Defying Legal Gravity (DLG), is a nonprofit organization that allows underserved high school students across New York City to learn the foundations of a first-year law school curriculum through a series of classes completed over the course of the academic year. 

DLG fellows hosted themed workshops on a range of legal topics. During the contracts and negotiations workshop, participants were asked to review two lease agreements and determine which had the best conditions for tenants. And during the education law workshop, participants worked in groups to draw magazine covers that explored education-related topics like student disability rights, Title I financial assistance, and how education policy impacts undocumented students.  
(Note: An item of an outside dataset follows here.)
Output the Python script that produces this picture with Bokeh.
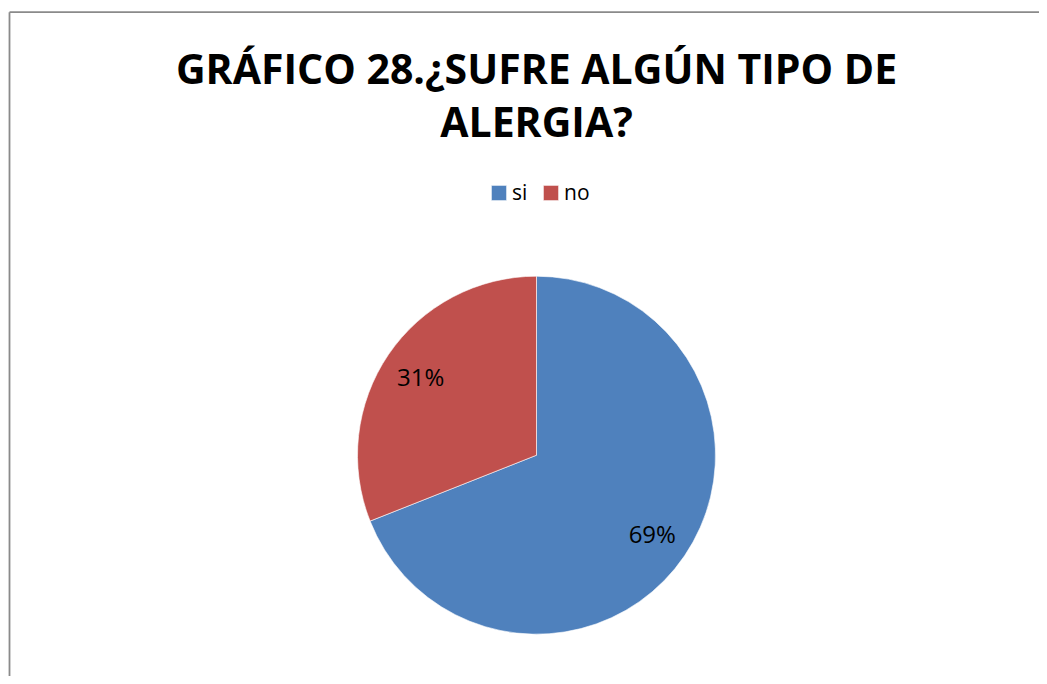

“The purpose of this event is to gather today and see what legal empowerment looks like in real time when we transfer that power to the youth,” said Craig Shepherd ’19, who co-founded DLG along with fellow Fordham Law alumni Diana Imbert-Hodges ’19. 

Other conference events included a legal empowerment panel featuring advocacy organizations The Center for Urban Pedagogy and Youth Represent, as well as a keynote address by poet, musician, and cultural worker, Aja Monet. A plenary discussion moderated by Jhody Polk, a formerly incarcerated jailhouse lawyer and founder of the Jailhouse Lawyers Initiative, featured a panel of previous DLG fellows who discussed how the law shaped their lives growing up and how it impacts their lives today.

“I believe in personal and collective power where we are legally empowered to know, use, and shape the law,” said Polk. “I encourage everyone…to really think about how the law can be your own personal tool, and how we can criticize it, but also use it as an instrument to ensure that we have the best quality of life possible.” 

“I think this is a really interesting time for us to be thinking about putting power into the hands of youth,” said Imbert-Hodges. “This is really about ensuring that [young people]have the tools that they need to be able to imagine the better world that they know is coming, and that they know that they are building.”